I'm pissy today. Pissy about nothing, pissy about everything. Nothing set me off, nothing happened to start my bad mood today. It's just here. I'm not mad, I'm not sad, I'm just ugh. Ugh.

Laying down wishing for a nap this afternoon, I looked out the window, only for my view to be blocked by a big shelf decoration that says FAITH. Well it just made me pissy to. Faith in what? "SHOCK, GASP! Did she just say that?" Yep, she did. Faith that my kids will be safe? No. Faith that I will always have a home? No. Faith that we will all have our health? No. Faith that everything will be alright? Absolutely not.

Sure doesn't seem like faith guarantees any of those things. "But Bobbi, the bible says 'ask and it shall be given to you'"! And I have to respond "Well, go ahead. Ask, and it might not." Even Jesus was denied a request. It comes down to God's will. And often times, His will, isn't what we want. Often times, it just plain sucks. Yep, I just said that God's will sucks. Did you gasp again? Was it because I put into words something that everyone has thought and not expressed, or because your life is so perfect and God's will for you has always been a smooth and wonderful road without bumps, roadblocks or discomforts?
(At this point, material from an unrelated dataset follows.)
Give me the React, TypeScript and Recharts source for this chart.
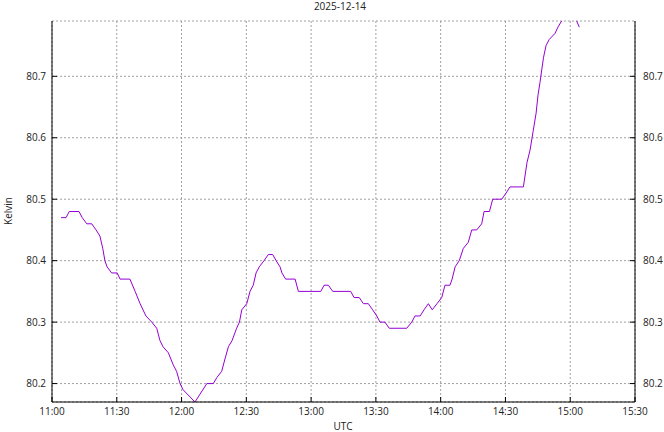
import React from 'react';
import { LineChart, Line, XAxis, YAxis, CartesianGrid } from 'recharts';

// minutes after 11:00 UTC
const minuteOffsets = [
  4.2, 6.5, 8.0, 12.5, 14.0, 16.1, 18.4, 20.4, 22.2, 23.5, 24.5, 25.5, 27.6, 30.2, 31.5, 36.1,
  38.5, 40.8, 43.5, 46.2, 48.5, 50.0, 51.4, 53.9, 56.2, 57.7, 59.3, 60.7, 66.2, 71.7, 74.7,
  76.4, 78.6, 80.1, 81.7, 83.4, 85.5, 86.8, 87.9, 90.2, 91.7, 93.2, 94.5, 96.0, 98.2, 100.2,
  102.2, 103.8, 105.6, 106.5, 108.2, 112.6, 114.1, 124.5, 126.0, 128.0, 130.0, 138.3, 139.9,
  142.3, 144.2, 146.5, 148.5, 150.4, 151.9, 154.2, 156.2, 164.3, 166.6, 168.1, 170.5, 172.3,
  174.3, 176.1, 178.3, 180.5, 182.0, 184.3, 185.3, 186.7, 188.6, 190.5, 192.8, 194.4, 196.7,
  199.0, 200.1, 202.6, 204.1, 208.3, 210.3, 212.1, 218.3, 220.0, 221.4, 222.8, 224.2, 225.1,
  226.0, 227.6, 228.8, 230.3, 233.0, 234.3, 236.0, 239.4, 243.0, 244.2,
];

const kelvin = [
  80.47, 80.47, 80.48, 80.48, 80.47, 80.46, 80.46, 80.45, 80.44, 80.42, 80.40, 80.39, 80.38, 80.38, 80.37, 80.37,
  80.35, 80.33, 80.31, 80.30, 80.29, 80.27, 80.26, 80.25, 80.23, 80.22, 80.20, 80.19, 80.17, 80.20, 80.20,
  80.21, 80.22, 80.24, 80.26, 80.27, 80.29, 80.30, 80.32, 80.33, 80.35, 80.36, 80.38, 80.39, 80.40, 80.41,
  80.41, 80.40, 80.39, 80.38, 80.37, 80.37, 80.35, 80.35, 80.36, 80.36, 80.35, 80.35, 80.34,
  80.34, 80.33, 80.33, 80.32, 80.31, 80.30, 80.30, 80.29, 80.29, 80.30, 80.31, 80.31, 80.32,
  80.33, 80.32, 80.33, 80.34, 80.36, 80.36, 80.37, 80.39, 80.40, 80.42, 80.43, 80.45, 80.45,
  80.46, 80.48, 80.48, 80.50, 80.50, 80.51, 80.52, 80.52, 80.56, 80.58, 80.61, 80.64, 80.67,
  80.69, 80.73, 80.75, 80.76, 80.77, 80.78, 80.79, 80.80, 80.79, 80.78,
];

const timeTicks = ['11:00', '11:30', '12:00', '12:30', '13:00', '13:30', '14:00', '14:30', '15:00', '15:30'];
const kelvinTicks = [80.2, 80.3, 80.4, 80.5, 80.6, 80.7];

const START = 11 * 60;
const toMinutes = (s: string) => {
  const [h, m] = s.split(':').map(Number);
  return h * 60 + m;
};
const fmtTime = (v: number) => {
  const h = Math.floor(v / 60);
  const m = Math.round(v % 60);
  return `${h}:${m < 10 ? '0' : ''}${m}`;
};

const data = minuteOffsets.map((m, i) => ({ t: START + m, k: kelvin[i] }));
const xTicks = timeTicks.map(toMinutes);
const yDomain = [80.17, 80.79];

const FONT = "'Open Sans', 'Noto Sans', sans-serif";
const tickStyle = { fontSize: 10, fill: '#222', fontFamily: FONT };

export default function App() {
  return (
    <div style={{ position: 'absolute', left: 0, top: 0, width: 664, height: 432, background: '#fff' }}>
      <LineChart width={664} height={432} data={data} margin={{ top: 21, right: 0, bottom: 0, left: 0 }}>
        <CartesianGrid stroke="#a0a0a0" strokeDasharray="2 2" />
        <XAxis
          dataKey="t"
          type="number"
          domain={[xTicks[0], xTicks[xTicks.length - 1]]}
          ticks={xTicks}
          tickFormatter={fmtTime}
          height={30}
          axisLine={{ stroke: '#000' }}
          tickLine={{ stroke: '#000' }}
          tickSize={-5}
          tickMargin={11}
          tick={tickStyle}
          interval={0}
        />
        <XAxis
          xAxisId="top"
          orientation="top"
          type="number"
          domain={[xTicks[0], xTicks[xTicks.length - 1]]}
          ticks={xTicks}
          tickFormatter={() => ''}
          height={0}
          axisLine={{ stroke: '#000' }}
          tickLine={{ stroke: '#000' }}
          tickSize={-5}
          interval={0}
        />
        <YAxis
          type="number"
          domain={yDomain}
          allowDataOverflow
          ticks={kelvinTicks}
          tickFormatter={(v: number) => v.toFixed(1)}
          width={52}
          axisLine={{ stroke: '#000' }}
          tickLine={{ stroke: '#000' }}
          tickSize={-5}
          tickMargin={11}
          tick={tickStyle}
          interval={0}
        />
        <YAxis
          yAxisId="right"
          orientation="right"
          type="number"
          domain={yDomain}
          allowDataOverflow
          ticks={kelvinTicks}
          tickFormatter={(v: number) => v.toFixed(1)}
          width={29}
          axisLine={{ stroke: '#000' }}
          tickLine={{ stroke: '#000' }}
          tickSize={-5}
          tickMargin={13}
          tick={tickStyle}
          interval={0}
        />
        <Line
          dataKey="k"
          type="linear"
          stroke="#9400d3"
          strokeWidth={1}
          dot={false}
          isAnimationActive={false}
        />
      </LineChart>
      <svg
        width={664}
        height={432}
        style={{ position: 'absolute', left: 0, top: 0, pointerEvents: 'none' }}
      >
        <text x={340} y={10} textAnchor="middle" fontSize={10} fill="#222" fontFamily={FONT}>
          2025-12-14
        </text>
        <text x={343} y={430} textAnchor="middle" fontSize={10} fill="#222" fontFamily={FONT}>
          UTC
        </text>
        <text
          x={11.5}
          y={211}
          textAnchor="middle"
          fontSize={10}
          fill="#222"
          fontFamily={FONT}
          transform="rotate(-90 11.5 211)"
        >
          Kelvin
        </text>
      </svg>
    </div>
  );
}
The faith I have, faith in God, is all I have. But it doesn't make life easy. It doesn't make me feel safe from the darkness of this world. In fact, it puts a big fat target right on your back. One that is unmistakable to the enemy. He makes life hard. He says mean things. “Well, Bobbi, you are just letting Satan steal your joy.” Whatever. I have no joy to be stolen at this very moment. I can't get back what is causing my pain, therefore, the joy that I”m missing at this moment isn't because it's currently being stolen. Go ahead, next time something terrible happens in your life, just rebuke, just pray, just have faith and I'm sure the whole situation will look like as beautiful as a field of wildflowers in no time.
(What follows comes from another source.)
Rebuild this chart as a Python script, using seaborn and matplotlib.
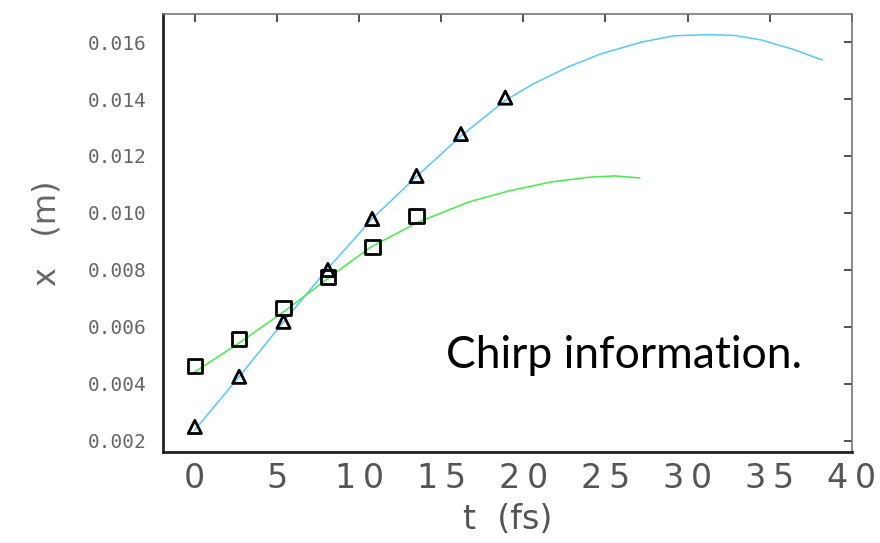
import matplotlib
matplotlib.use("Agg")
import matplotlib.pyplot as plt
import seaborn as sns
import pandas as pd

# ---- data ----
t_tri = [0, 2.7, 5.4, 8.1, 10.8, 13.5, 16.2, 18.9]
x_tri = [0.00249, 0.00425, 0.00618, 0.00800, 0.00979, 0.01130, 0.01277, 0.01405]

t_sq = [0, 2.7, 5.4, 8.1, 10.8, 13.5]
x_sq = [0.00463, 0.00558, 0.00667, 0.00775, 0.00880, 0.00989]

t_blue = [0, 2.7, 5.4, 8.1, 10.8, 13.5, 16.2, 18.9, 20.6, 22.7, 24.7, 27.2,
          29.2, 31.3, 32.9, 34.5, 36.4, 38.2]
x_blue = [0.00239, 0.00425, 0.00618, 0.00805, 0.00980, 0.01128, 0.01270, 0.01395,
          0.01453, 0.01512, 0.01558, 0.01600, 0.01622, 0.01626, 0.01623, 0.01607,
          0.01575, 0.01537]

t_green = [0, 2.7, 5.4, 8.1, 10.7, 13.6, 16.7, 19.1, 21.7, 24.1, 25.6, 27.1]
x_green = [0.00442, 0.00544, 0.00653, 0.00770, 0.00880, 0.00968, 0.01039, 0.01077,
           0.01109, 0.01126, 0.01130, 0.01123]

x_ticks = [0, 5, 10, 15, 20, 25, 30, 35, 40]
x_ticklabels = ["0", "5", "1\u20090", "1\u20095", "2\u20090", "2\u20095", "3\u20090", "3\u20095", "4\u20090"]
y_ticks = [0.002, 0.004, 0.006, 0.008, 0.010, 0.012, 0.014, 0.016]
y_ticklabels = ["0.002", "0.004", "0.006", "0.008", "0.010", "0.012", "0.014", "0.016"]

sns.set_style("white")
plt.rcParams["font.family"] = ["DejaVu Sans"]

fig = plt.figure(figsize=(8.8, 5.43), dpi=100)
ax = fig.add_axes([0.185, 0.1676, 0.783, 0.8064])

blue_df = pd.DataFrame({"t": t_blue, "x": x_blue})
green_df = pd.DataFrame({"t": t_green, "x": x_green})
tri_df = pd.DataFrame({"t": t_tri, "x": x_tri})
sq_df = pd.DataFrame({"t": t_sq, "x": x_sq})

sns.lineplot(data=blue_df, x="t", y="x", ax=ax, color="#55c8ff", lw=1.1, sort=False)
sns.lineplot(data=green_df, x="t", y="x", ax=ax, color="#44ee44", lw=1.1, sort=False)
sns.scatterplot(data=tri_df, x="t", y="x", ax=ax, marker="^", s=90,
                facecolor="none", edgecolor="black", linewidth=2, zorder=5)
sns.scatterplot(data=sq_df, x="t", y="x", ax=ax, marker="s", s=110,
                facecolor="none", edgecolor="black", linewidth=2, zorder=5)

ax.set_xlim(-1.95, 40)
ax.set_ylim(0.00161, 0.01698)
ax.set_xticks(x_ticks)
ax.set_xticklabels(x_ticklabels)
ax.set_yticks(y_ticks)
ax.set_yticklabels(y_ticklabels)

ax.tick_params(axis="both", direction="in", length=6, width=1.2, color="#333333",
               top=True, right=True)
ax.tick_params(axis="x", labelsize=24, labelcolor="#555555", pad=7)
ax.tick_params(axis="y", labelsize=14, labelcolor="#666666", pad=12)
for lab in ax.get_yticklabels():
    lab.set_family("DejaVu Sans Mono")

for side in ["left", "bottom"]:
    ax.spines[side].set_color("#222222")
    ax.spines[side].set_linewidth(2)
for side in ["top", "right"]:
    ax.spines[side].set_color("#777777")
    ax.spines[side].set_linewidth(1.2)

ax.set_xlabel("t  (fs)", fontsize=24, color="#555555", labelpad=6)
ax.set_ylabel("x   (m)", fontsize=23, color="#666666", labelpad=18)

ax.text(0.507, 0.346, "Chirp information.", transform=fig.transFigure,
        fontsize=32, family="Lato", color="black", va="center", ha="left")

fig.savefig("out.png", dpi=100)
I'm sure I sound bitter, angry, and mean. Maybe I'm all of those. So what. It's how I feel. You think less of me because of it? Does it make it any different that I said it out loud when God already knows what's being said in my heart? I know I'm being molded, reshaped, worked over through this and hopefully I come out better for it on the other side. So what. Still sucks. I still love my Jesus. He knows I'm not down with this, not happy about this at all. but I know He can take it and I know He loves me too.